Dessa forma, os fragmentos de Ceres podem ter se espalhado por uma área muito maior do cinturão principal de asteroides e seriam significativamente mais distantes entre si do que a distância de objetos formados em colisões de corpos menores que o planeta anão.
Com base nessas constatações, os pesquisadores propuseram, em vez de tentar identificar possíveis membros da família de Ceres perto do planeta anão na região central do cinturão de asteroides, olhar para uma região pristina do cinturão de asteroides, entre as ressonâncias 5J: 2a e 7J: -3a de movimento médio com Júpiter.
A hipótese deles é que fragmentos de Ceres, da ordem de quilômetros, podem ter alcançado essa região do cinturão principal de asteroides que foi esvaziada durante a fase do bombardeio pesado tardio, ocorrida entre 4,3 e 3,8 bilhões de anos atrás, quando se estima que um imenso número de asteroides tenha atingido o Sistema Solar, causando um grande número de crateras na Lua e em outros corpos. Desde então, a entrada de material fora de outras áreas do cinturão principal de asteroides para essa região primitiva ficou limitada.
“Algumas das vantagens de estudar essa região é justamente a baixa densidade de asteroides e a falta de outras grandes famílias do tipo C com excentricidades [medida do achatamento de uma órbita elíptica] e inclinações comparáveis às de Ceres”, disse Carruba. “Isso torna a identificação de possíveis membros da família de Ceres nessa região mais fácil”, afirmou.
A fim de confirmar suas hipóteses, os pesquisadores realizaram um estudo dos albedos e das cores dos objetos encontrados nessa região do cinturão principal de asteroides.
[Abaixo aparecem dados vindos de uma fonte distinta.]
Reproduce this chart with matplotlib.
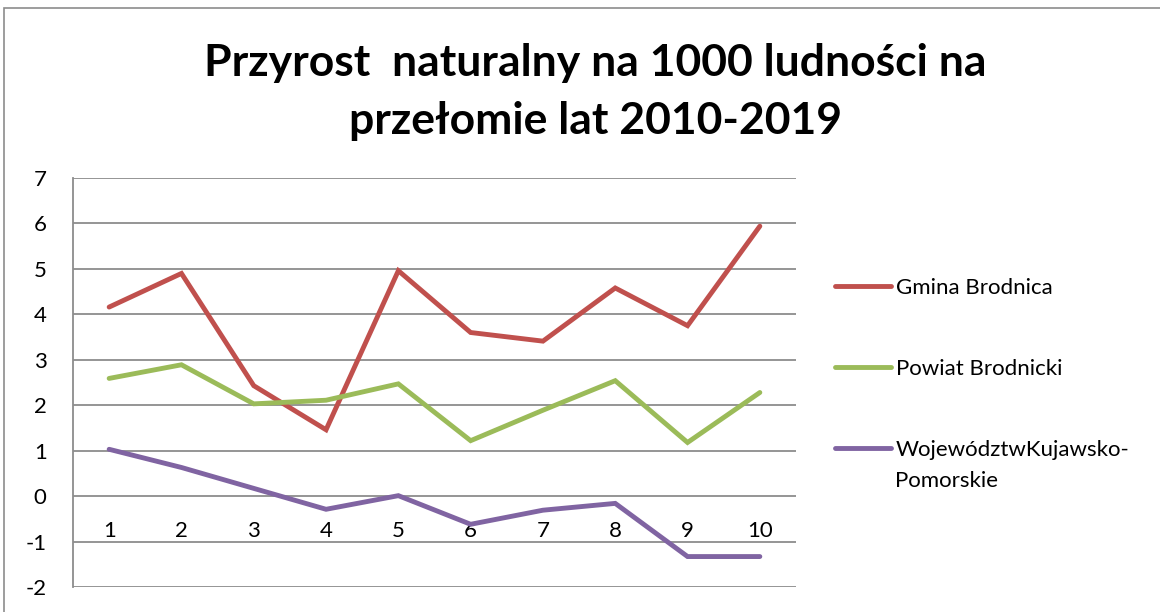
import numpy as np
from matplotlib import pyplot as plt
from matplotlib.patches import Rectangle

plt.rcParams['font.family'] = ['Lato', 'DejaVu Sans']
plt.rcParams['axes.unicode_minus'] = False

#%% data
years = [1, 2, 3, 4, 5, 6, 7, 8, 9, 10]
gmina = [4.16, 4.90, 2.43, 1.46, 4.96, 3.60, 3.41, 4.58, 3.75, 5.94]
powiat = [2.59, 2.89, 2.03, 2.11, 2.47, 1.22, 1.89, 2.54, 1.18, 2.28]
wojewodztwo = [1.03, 0.63, 0.17, -0.29, 0.01, -0.62, -0.31, -0.16, -1.33, -1.33]

labels = ['Gmina Brodnica', 'Powiat Brodnicki', 'WojewództwKujawsko-']
colors = ['#C0504D', '#9BBB59', '#8064A2']

#%% figure
W, H = 1160, 612
fig = plt.figure(figsize=(W/100, H/100), dpi=100)

# chart frame (cut off at right/bottom like the screenshot)
fig.patches.append(Rectangle((4/W, -0.1), 1.2, 1 - 8/H + 0.1, transform=fig.transFigure,
                             fill=False, edgecolor='#8c8c8c', linewidth=1.2))

left, right, top, bot = 73, 796, 178, 587
ax = fig.add_axes([left/W, 1 - bot/H, (right-left)/W, (bot-top)/H])

x = np.arange(len(years))
for series, col, lab in zip([gmina, powiat, wojewodztwo], colors, labels):
    ax.plot(x, series, color=col, linewidth=3.5, solid_capstyle='round',
            solid_joinstyle='miter', label=lab, zorder=3)

ax.set_xlim(-0.5, len(years) - 0.5)
ax.set_ylim(-2, 7)
ax.set_yticks(np.arange(-2, 8, 1))
ax.set_xticks(x)
ax.set_xticklabels([str(v) for v in years])

ax.grid(axis='y', color='#8c8c8c', linewidth=1.3, zorder=0)
ax.set_axisbelow(True)
for s in ['top', 'right']:
    ax.spines[s].set_visible(False)
ax.spines['left'].set_color('#8c8c8c')
ax.spines['left'].set_linewidth(1.3)
ax.spines['bottom'].set_position(('data', 0))
ax.spines['bottom'].set_visible(False)
ax.tick_params(axis='y', length=0, pad=19, labelsize=16)
ax.tick_params(axis='x', length=0, pad=18, labelsize=16)

fig.text(0.5 + 15/W, 1 - 92/H, 'Przyrost  naturalny na 1000 ludności na\nprzełomie lat 2010-2019',
         ha='center', va='center', fontsize=32, fontweight='bold', linespacing=1.55)

leg = fig.legend(loc='upper left', bbox_to_anchor=(815/W, 1 - 258/H), frameon=False,
                 fontsize=16, handlelength=2.5, handletextpad=0.23, labelspacing=2.75)
fig.text(895/W, 1 - 481/H, 'Pomorskie', fontsize=16, va='center', ha='left')

fig.savefig('out.png', dpi=100)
Os resultados das análises indicaram que 156 objetos na região apresentam fotometria e albedo compatíveis com asteroides do tipo C, como Ceres, que reflete apenas 9% da luz que incide sobre ele.
Os estudos estatísticos realizados pelos pesquisadores também indicaram que a distribuição em inclinações desses objetos é compatível como sendo originados de Ceres.
“Ainda não há uma prova definitiva de que exista uma família de Ceres, porque esses objetos que identificamos são candidatos do tipo C, e ainda não foram obtidos espectros completos no visível e no infravermelho para confirmar a classificação. Mas há provas circunstanciais bastante fortes”, afirmou Carruba.
Segundo o pesquisador, não há nenhuma fonte de objetos do tipo C na região primitiva do cinturão principal que poderia explicar a concentração desse tipo de asteroides naquela área.
O artigo “Footprints of a possible Ceres asteroid paleo-family”, de Carruba e outros, foi publicado na revista Monthly Notices of the Royal Astronomical Society.